Task statement:
Omit all images, then return the remaining material exactly as it stands.

Collected material:
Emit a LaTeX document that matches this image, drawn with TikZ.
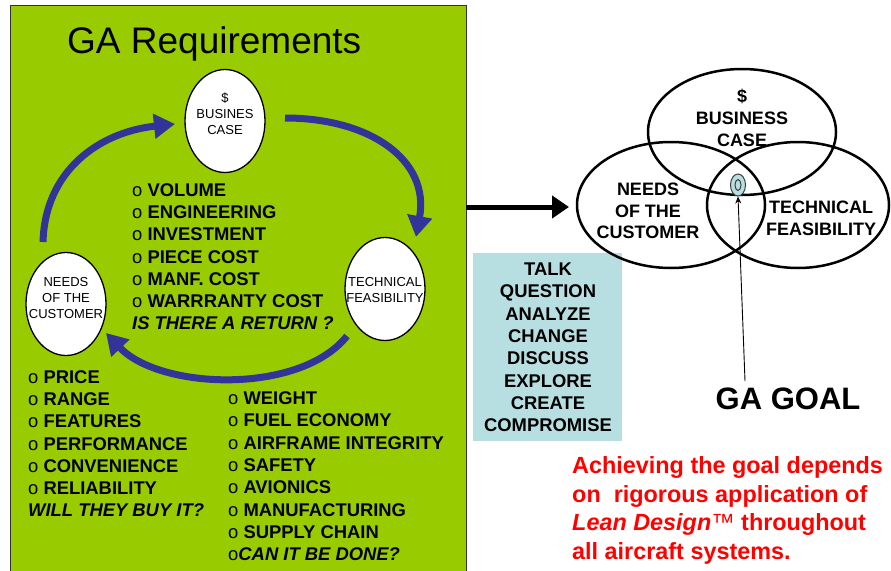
\documentclass[tikz,border=0pt]{standalone}
\usepackage{fontspec}
\setmainfont{Liberation Sans}
\usetikzlibrary{shapes.geometric,arrows.meta}
\definecolor{gagreen}{HTML}{99CC00}
\definecolor{gablue}{HTML}{333399}
\definecolor{galight}{HTML}{B7DEE1}
\definecolor{gared}{HTML}{FF0000}
\tikzset{
 bubble/.style={ellipse, draw=black, line width=1.3pt, fill=white, minimum width=80pt, minimum height=103pt, inner sep=0pt},
 bubtxt/.style={font=\fontsize{13}{16}\selectfont, align=center, inner sep=0pt},
 item/.style={font=\fontsize{18.4}{22}\selectfont, anchor=base west, inner sep=0pt},
 cyclearrow/.style={draw=gablue, line width=7pt, -{Triangle[length=21pt,width=24pt]}},
 vennell/.style={ellipse, draw=black, line width=2.5pt, minimum width=188pt, minimum height=126pt, inner sep=0pt},
 venntxt/.style={font=\fontsize{18}{21.8}\selectfont\bfseries, align=center, inner sep=0pt},
 boxtxt/.style={font=\fontsize{18.4}{22}\selectfont\bfseries, anchor=base, inner sep=0pt},
 redtxt/.style={font=\fontsize{23.4}{28}\selectfont\bfseries, text=gared, anchor=base west, inner sep=0pt},
}
\begin{document}
\begin{tikzpicture}[x=1pt,y=-1pt]
\useasboundingbox (0,0) rectangle (891,570);
\fill[white] (0,0) rectangle (891,570);
% green panel
\node[draw=black!80, line width=0.8pt, fill=gagreen, minimum width=456pt, minimum height=572pt, anchor=north west, inner sep=0pt] (panel) at (10,5) {};
\node[font=\fontsize{37}{44}\selectfont, anchor=base west, inner sep=0pt] (title) at (67,53) {GA Requirements};
% bubbles
\node[bubble] (bc) at (225,121) {};
\node[bubtxt] (bct) at (225,114) {\$\\BUSINES\\CASE};
\node[bubble] (tf) at (385,289) {};
\node[bubtxt] (tft) at (385,290) {TECHNICAL\\FEASIBILITY};
\node[bubble] (nc) at (66,304) {};
\node[bubtxt] (nct) at (66,298) {NEEDS\\OF THE\\CUSTOMER};
% cycle arrows
\coordinate (a1s) at (43,242); \coordinate (a1e) at (175,124);
\draw[cyclearrow] (a1s) .. controls (45,170) and (100,132) .. (a1e);
\coordinate (a2s) at (285,118); \coordinate (a2e) at (416,237);
\draw[cyclearrow] (a2s) .. controls (370,118) and (430,160) .. (a2e);
\coordinate (a3s) at (347,336); \coordinate (a3e) at (106,333);
\draw[cyclearrow] (a3s) .. controls (300,395) and (160,390) .. (a3e);
% middle list
\foreach \t [count=\i] in {{o \textbf{VOLUME}},{o \textbf{ENGINEERING}},{o \textbf{INVESTMENT}},{o \textbf{PIECE COST}},{o \textbf{MANF. COST}},{o \textbf{WARRRANTY COST}},{\textbf{\textit{IS THERE A RETURN ?}}}}
  \node[item] (m\i) at (132,{196.6+22.17*(\i-1)}) {\t};
% left list
\foreach \t [count=\i] in {{o \textbf{PRICE}},{o \textbf{RANGE}},{o \textbf{FEATURES}},{o \textbf{PERFORMANCE}},{o \textbf{CONVENIENCE}},{o \textbf{RELIABILITY}},{\textbf{\textit{WILL THEY BUY IT?}}}}
  \node[item] (l\i) at (28,{383.6+22.17*(\i-1)}) {\t};
% right list
\foreach \t [count=\i] in {{o \textbf{WEIGHT}},{o \textbf{FUEL ECONOMY}},{o \textbf{AIRFRAME INTEGRITY}},{o \textbf{SAFETY}},{o \textbf{AVIONICS}},{o \textbf{MANUFACTURING}},{o \textbf{SUPPLY CHAIN}},{o\textbf{\textit{CAN IT BE DONE?}}}}
  \node[item] (r\i) at (228,{404.6+22.3*(\i-1)}) {\t};
% black arrow
\coordinate (ba) at (466,207); \coordinate (bb) at (569,207);
\draw[line width=5pt, -{Triangle[length=17pt,width=22pt]}] (ba) -- (bb);
% light blue box
\node[fill=galight, minimum width=149pt, minimum height=188pt, anchor=north west, inner sep=0pt] (talk) at (473,253) {};
\foreach \t [count=\i] in {TALK,QUESTION,ANALYZE,CHANGE,DISCUSS,EXPLORE,CREATE,COMPROMISE}
  \node[boxtxt] (b\i) at (548,{275.6+22.3*(\i-1)}) {\t};
% venn
\node[vennell] (vb) at (742,132) {};
\node[vennell] (vn) at (671,205) {};
\node[vennell, minimum width=182pt] (vt) at (798,205) {};
\node[venntxt] (vbt) at (742,118) {\$\\BUSINESS\\CASE};
\node[venntxt] (vnt) at (648,211) {NEEDS\\OF THE\\CUSTOMER};
\node[venntxt] (vtt) at (821,218) {TECHNICAL\\FEASIBILITY};
% goal
\node[ellipse, draw=black!75, line width=1pt, fill=galight, minimum width=15pt, minimum height=22pt, inner sep=0pt] (gl) at (738,185) {};
\node[ellipse, draw=black!75, line width=1pt, minimum width=6pt, minimum height=11pt, inner sep=0pt] (gli) at (738,185) {};
\coordinate (gp) at (745,381);
\draw[line width=0.9pt, -{Stealth[length=7pt,width=6pt]}] (gp) -- (gl.south);
\node[font=\fontsize{31}{36}\selectfont\bfseries, anchor=base, inner sep=0pt] (goal) at (788,409) {GA GOAL};
% red text
\node[redtxt] (t1) at (572,473) {Achieving the goal depends};
\node[redtxt] (t2) at (572,502) {on\ \ rigorous application of};
\node[redtxt] (t3) at (572,530) {\textit{Lean Design}{\mdseries ™} throughout};
\node[redtxt] (t4) at (572,559) {all aircraft systems.};
\end{tikzpicture}
\end{document}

Problem solution:
Emit a LaTeX document that matches this image, drawn with TikZ.
\documentclass[tikz,border=0pt]{standalone}
\usepackage{fontspec}
\setmainfont{Liberation Sans}
\usetikzlibrary{shapes.geometric,arrows.meta}
\definecolor{gagreen}{HTML}{99CC00}
\definecolor{gablue}{HTML}{333399}
\definecolor{galight}{HTML}{B7DEE1}
\definecolor{gared}{HTML}{FF0000}
\tikzset{
 bubble/.style={ellipse, draw=black, line width=1.3pt, fill=white, minimum width=80pt, minimum height=103pt, inner sep=0pt},
 bubtxt/.style={font=\fontsize{13}{16}\selectfont, align=center, inner sep=0pt},
 item/.style={font=\fontsize{18.4}{22}\selectfont, anchor=base west, inner sep=0pt},
 cyclearrow/.style={draw=gablue, line width=7pt, -{Triangle[length=21pt,width=24pt]}},
 vennell/.style={ellipse, draw=black, line width=2.5pt, minimum width=188pt, minimum height=126pt, inner sep=0pt},
 venntxt/.style={font=\fontsize{18}{21.8}\selectfont\bfseries, align=center, inner sep=0pt},
 boxtxt/.style={font=\fontsize{18.4}{22}\selectfont\bfseries, anchor=base, inner sep=0pt},
 redtxt/.style={font=\fontsize{23.4}{28}\selectfont\bfseries, text=gared, anchor=base west, inner sep=0pt},
}
\begin{document}
\begin{tikzpicture}[x=1pt,y=-1pt]
\useasboundingbox (0,0) rectangle (891,570);
\fill[white] (0,0) rectangle (891,570);
% green panel
\node[draw=black!80, line width=0.8pt, fill=gagreen, minimum width=456pt, minimum height=572pt, anchor=north west, inner sep=0pt] (panel) at (10,5) {};
\node[font=\fontsize{37}{44}\selectfont, anchor=base west, inner sep=0pt] (title) at (67,53) {GA Requirements};
% bubbles
\node[bubble] (bc) at (225,121) {};
\node[bubtxt] (bct) at (225,114) {\$\\BUSINES\\CASE};
\node[bubble] (tf) at (385,289) {};
\node[bubtxt] (tft) at (385,290) {TECHNICAL\\FEASIBILITY};
\node[bubble] (nc) at (66,304) {};
\node[bubtxt] (nct) at (66,298) {NEEDS\\OF THE\\CUSTOMER};
% cycle arrows
\coordinate (a1s) at (43,242); \coordinate (a1e) at (175,124);
\draw[cyclearrow] (a1s) .. controls (45,170) and (100,132) .. (a1e);
\coordinate (a2s) at (285,118); \coordinate (a2e) at (416,237);
\draw[cyclearrow] (a2s) .. controls (370,118) and (430,160) .. (a2e);
\coordinate (a3s) at (347,336); \coordinate (a3e) at (106,333);
\draw[cyclearrow] (a3s) .. controls (300,395) and (160,390) .. (a3e);
% middle list
\foreach \t [count=\i] in {{o \textbf{VOLUME}},{o \textbf{ENGINEERING}},{o \textbf{INVESTMENT}},{o \textbf{PIECE COST}},{o \textbf{MANF. COST}},{o \textbf{WARRRANTY COST}},{\textbf{\textit{IS THERE A RETURN ?}}}}
  \node[item] (m\i) at (132,{196.6+22.17*(\i-1)}) {\t};
% left list
\foreach \t [count=\i] in {{o \textbf{PRICE}},{o \textbf{RANGE}},{o \textbf{FEATURES}},{o \textbf{PERFORMANCE}},{o \textbf{CONVENIENCE}},{o \textbf{RELIABILITY}},{\textbf{\textit{WILL THEY BUY IT?}}}}
  \node[item] (l\i) at (28,{383.6+22.17*(\i-1)}) {\t};
% right list
\foreach \t [count=\i] in {{o \textbf{WEIGHT}},{o \textbf{FUEL ECONOMY}},{o \textbf{AIRFRAME INTEGRITY}},{o \textbf{SAFETY}},{o \textbf{AVIONICS}},{o \textbf{MANUFACTURING}},{o \textbf{SUPPLY CHAIN}},{o\textbf{\textit{CAN IT BE DONE?}}}}
  \node[item] (r\i) at (228,{404.6+22.3*(\i-1)}) {\t};
% black arrow
\coordinate (ba) at (466,207); \coordinate (bb) at (569,207);
\draw[line width=5pt, -{Triangle[length=17pt,width=22pt]}] (ba) -- (bb);
% light blue box
\node[fill=galight, minimum width=149pt, minimum height=188pt, anchor=north west, inner sep=0pt] (talk) at (473,253) {};
\foreach \t [count=\i] in {TALK,QUESTION,ANALYZE,CHANGE,DISCUSS,EXPLORE,CREATE,COMPROMISE}
  \node[boxtxt] (b\i) at (548,{275.6+22.3*(\i-1)}) {\t};
% venn
\node[vennell] (vb) at (742,132) {};
\node[vennell] (vn) at (671,205) {};
\node[vennell, minimum width=182pt] (vt) at (798,205) {};
\node[venntxt] (vbt) at (742,118) {\$\\BUSINESS\\CASE};
\node[venntxt] (vnt) at (648,211) {NEEDS\\OF THE\\CUSTOMER};
\node[venntxt] (vtt) at (821,218) {TECHNICAL\\FEASIBILITY};
% goal
\node[ellipse, draw=black!75, line width=1pt, fill=galight, minimum width=15pt, minimum height=22pt, inner sep=0pt] (gl) at (738,185) {};
\node[ellipse, draw=black!75, line width=1pt, minimum width=6pt, minimum height=11pt, inner sep=0pt] (gli) at (738,185) {};
\coordinate (gp) at (745,381);
\draw[line width=0.9pt, -{Stealth[length=7pt,width=6pt]}] (gp) -- (gl.south);
\node[font=\fontsize{31}{36}\selectfont\bfseries, anchor=base, inner sep=0pt] (goal) at (788,409) {GA GOAL};
% red text
\node[redtxt] (t1) at (572,473) {Achieving the goal depends};
\node[redtxt] (t2) at (572,502) {on\ \ rigorous application of};
\node[redtxt] (t3) at (572,530) {\textit{Lean Design}{\mdseries ™} throughout};
\node[redtxt] (t4) at (572,559) {all aircraft systems.};
\end{tikzpicture}
\end{document}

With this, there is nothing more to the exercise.